**Stated problem**. Take the lines from the head of the listing through the one bearing "showlegend=False))" and copy them exactly, leaving every picture out.

**Data block**.
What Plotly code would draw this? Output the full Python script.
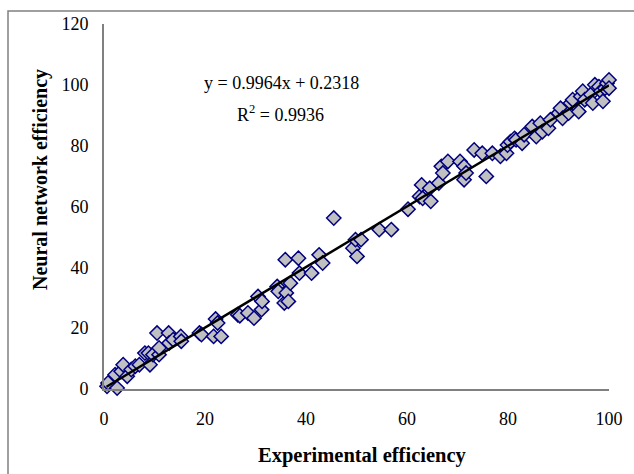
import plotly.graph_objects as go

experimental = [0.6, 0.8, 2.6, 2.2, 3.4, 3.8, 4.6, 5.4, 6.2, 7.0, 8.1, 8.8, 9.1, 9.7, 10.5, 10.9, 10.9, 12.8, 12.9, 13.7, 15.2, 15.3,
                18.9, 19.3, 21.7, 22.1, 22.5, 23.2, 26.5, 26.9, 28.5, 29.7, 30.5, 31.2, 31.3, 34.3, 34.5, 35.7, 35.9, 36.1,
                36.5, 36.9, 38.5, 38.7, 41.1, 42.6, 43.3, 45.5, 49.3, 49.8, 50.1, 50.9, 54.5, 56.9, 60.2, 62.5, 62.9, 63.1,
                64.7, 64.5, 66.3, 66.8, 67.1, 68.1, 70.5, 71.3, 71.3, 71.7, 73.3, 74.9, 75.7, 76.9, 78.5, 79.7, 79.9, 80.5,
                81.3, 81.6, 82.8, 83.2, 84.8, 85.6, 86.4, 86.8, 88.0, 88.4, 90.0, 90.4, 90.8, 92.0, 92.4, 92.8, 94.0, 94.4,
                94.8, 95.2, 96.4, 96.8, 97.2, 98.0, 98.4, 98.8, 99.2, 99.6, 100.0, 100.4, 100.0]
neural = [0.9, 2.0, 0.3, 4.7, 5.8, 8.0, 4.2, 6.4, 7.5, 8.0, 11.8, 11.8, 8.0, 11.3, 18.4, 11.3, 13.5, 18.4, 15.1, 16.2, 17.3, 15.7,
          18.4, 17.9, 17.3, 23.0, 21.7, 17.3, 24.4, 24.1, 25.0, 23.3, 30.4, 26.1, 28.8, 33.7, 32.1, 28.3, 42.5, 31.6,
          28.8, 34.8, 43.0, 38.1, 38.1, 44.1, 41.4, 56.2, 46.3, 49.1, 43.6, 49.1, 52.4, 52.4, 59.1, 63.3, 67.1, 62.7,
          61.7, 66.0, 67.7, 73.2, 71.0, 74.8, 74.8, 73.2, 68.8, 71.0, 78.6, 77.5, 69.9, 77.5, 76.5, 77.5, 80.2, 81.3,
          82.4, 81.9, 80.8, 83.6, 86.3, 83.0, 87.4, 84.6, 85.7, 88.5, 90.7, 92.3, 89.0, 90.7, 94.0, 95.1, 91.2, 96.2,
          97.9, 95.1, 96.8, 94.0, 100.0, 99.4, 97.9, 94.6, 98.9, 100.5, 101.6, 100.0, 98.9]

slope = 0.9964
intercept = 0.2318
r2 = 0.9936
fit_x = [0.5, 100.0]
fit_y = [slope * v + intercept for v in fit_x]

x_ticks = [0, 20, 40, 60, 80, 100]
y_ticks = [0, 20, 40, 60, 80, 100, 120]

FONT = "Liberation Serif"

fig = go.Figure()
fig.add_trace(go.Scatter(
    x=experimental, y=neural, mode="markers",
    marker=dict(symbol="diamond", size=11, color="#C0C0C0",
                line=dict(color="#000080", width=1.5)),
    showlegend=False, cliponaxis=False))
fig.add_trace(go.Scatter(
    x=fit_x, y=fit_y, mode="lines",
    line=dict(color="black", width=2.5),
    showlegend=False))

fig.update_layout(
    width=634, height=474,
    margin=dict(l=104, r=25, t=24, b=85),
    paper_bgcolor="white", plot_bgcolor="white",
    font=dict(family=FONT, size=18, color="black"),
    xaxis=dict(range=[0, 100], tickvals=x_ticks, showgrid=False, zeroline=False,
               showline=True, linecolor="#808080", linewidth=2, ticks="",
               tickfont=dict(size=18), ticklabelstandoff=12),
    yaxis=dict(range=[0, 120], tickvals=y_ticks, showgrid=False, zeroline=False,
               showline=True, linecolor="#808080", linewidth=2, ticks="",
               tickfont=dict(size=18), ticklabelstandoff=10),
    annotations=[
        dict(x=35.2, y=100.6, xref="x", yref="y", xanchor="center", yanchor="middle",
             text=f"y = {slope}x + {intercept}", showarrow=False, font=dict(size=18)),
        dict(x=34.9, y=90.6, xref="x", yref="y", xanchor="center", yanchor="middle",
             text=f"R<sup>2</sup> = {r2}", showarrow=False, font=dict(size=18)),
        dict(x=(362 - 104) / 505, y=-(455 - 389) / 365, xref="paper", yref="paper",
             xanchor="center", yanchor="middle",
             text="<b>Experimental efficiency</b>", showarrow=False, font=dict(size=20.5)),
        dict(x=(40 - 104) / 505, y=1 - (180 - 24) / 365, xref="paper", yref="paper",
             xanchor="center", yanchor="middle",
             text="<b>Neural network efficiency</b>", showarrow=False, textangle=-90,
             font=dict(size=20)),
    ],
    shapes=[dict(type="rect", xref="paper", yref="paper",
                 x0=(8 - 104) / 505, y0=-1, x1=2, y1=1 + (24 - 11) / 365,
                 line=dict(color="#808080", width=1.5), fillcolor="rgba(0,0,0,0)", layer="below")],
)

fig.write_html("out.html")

**Result of this task**.
What Plotly code would draw this? Output the full Python script.
import plotly.graph_objects as go

experimental = [0.6, 0.8, 2.6, 2.2, 3.4, 3.8, 4.6, 5.4, 6.2, 7.0, 8.1, 8.8, 9.1, 9.7, 10.5, 10.9, 10.9, 12.8, 12.9, 13.7, 15.2, 15.3,
                18.9, 19.3, 21.7, 22.1, 22.5, 23.2, 26.5, 26.9, 28.5, 29.7, 30.5, 31.2, 31.3, 34.3, 34.5, 35.7, 35.9, 36.1,
                36.5, 36.9, 38.5, 38.7, 41.1, 42.6, 43.3, 45.5, 49.3, 49.8, 50.1, 50.9, 54.5, 56.9, 60.2, 62.5, 62.9, 63.1,
                64.7, 64.5, 66.3, 66.8, 67.1, 68.1, 70.5, 71.3, 71.3, 71.7, 73.3, 74.9, 75.7, 76.9, 78.5, 79.7, 79.9, 80.5,
                81.3, 81.6, 82.8, 83.2, 84.8, 85.6, 86.4, 86.8, 88.0, 88.4, 90.0, 90.4, 90.8, 92.0, 92.4, 92.8, 94.0, 94.4,
                94.8, 95.2, 96.4, 96.8, 97.2, 98.0, 98.4, 98.8, 99.2, 99.6, 100.0, 100.4, 100.0]
neural = [0.9, 2.0, 0.3, 4.7, 5.8, 8.0, 4.2, 6.4, 7.5, 8.0, 11.8, 11.8, 8.0, 11.3, 18.4, 11.3, 13.5, 18.4, 15.1, 16.2, 17.3, 15.7,
          18.4, 17.9, 17.3, 23.0, 21.7, 17.3, 24.4, 24.1, 25.0, 23.3, 30.4, 26.1, 28.8, 33.7, 32.1, 28.3, 42.5, 31.6,
          28.8, 34.8, 43.0, 38.1, 38.1, 44.1, 41.4, 56.2, 46.3, 49.1, 43.6, 49.1, 52.4, 52.4, 59.1, 63.3, 67.1, 62.7,
          61.7, 66.0, 67.7, 73.2, 71.0, 74.8, 74.8, 73.2, 68.8, 71.0, 78.6, 77.5, 69.9, 77.5, 76.5, 77.5, 80.2, 81.3,
          82.4, 81.9, 80.8, 83.6, 86.3, 83.0, 87.4, 84.6, 85.7, 88.5, 90.7, 92.3, 89.0, 90.7, 94.0, 95.1, 91.2, 96.2,
          97.9, 95.1, 96.8, 94.0, 100.0, 99.4, 97.9, 94.6, 98.9, 100.5, 101.6, 100.0, 98.9]

slope = 0.9964
intercept = 0.2318
r2 = 0.9936
fit_x = [0.5, 100.0]
fit_y = [slope * v + intercept for v in fit_x]

x_ticks = [0, 20, 40, 60, 80, 100]
y_ticks = [0, 20, 40, 60, 80, 100, 120]

FONT = "Liberation Serif"

fig = go.Figure()
fig.add_trace(go.Scatter(
    x=experimental, y=neural, mode="markers",
    marker=dict(symbol="diamond", size=11, color="#C0C0C0",
                line=dict(color="#000080", width=1.5)),
    showlegend=False, cliponaxis=False))
fig.add_trace(go.Scatter(
    x=fit_x, y=fit_y, mode="lines",
    line=dict(color="black", width=2.5),
    showlegend=False))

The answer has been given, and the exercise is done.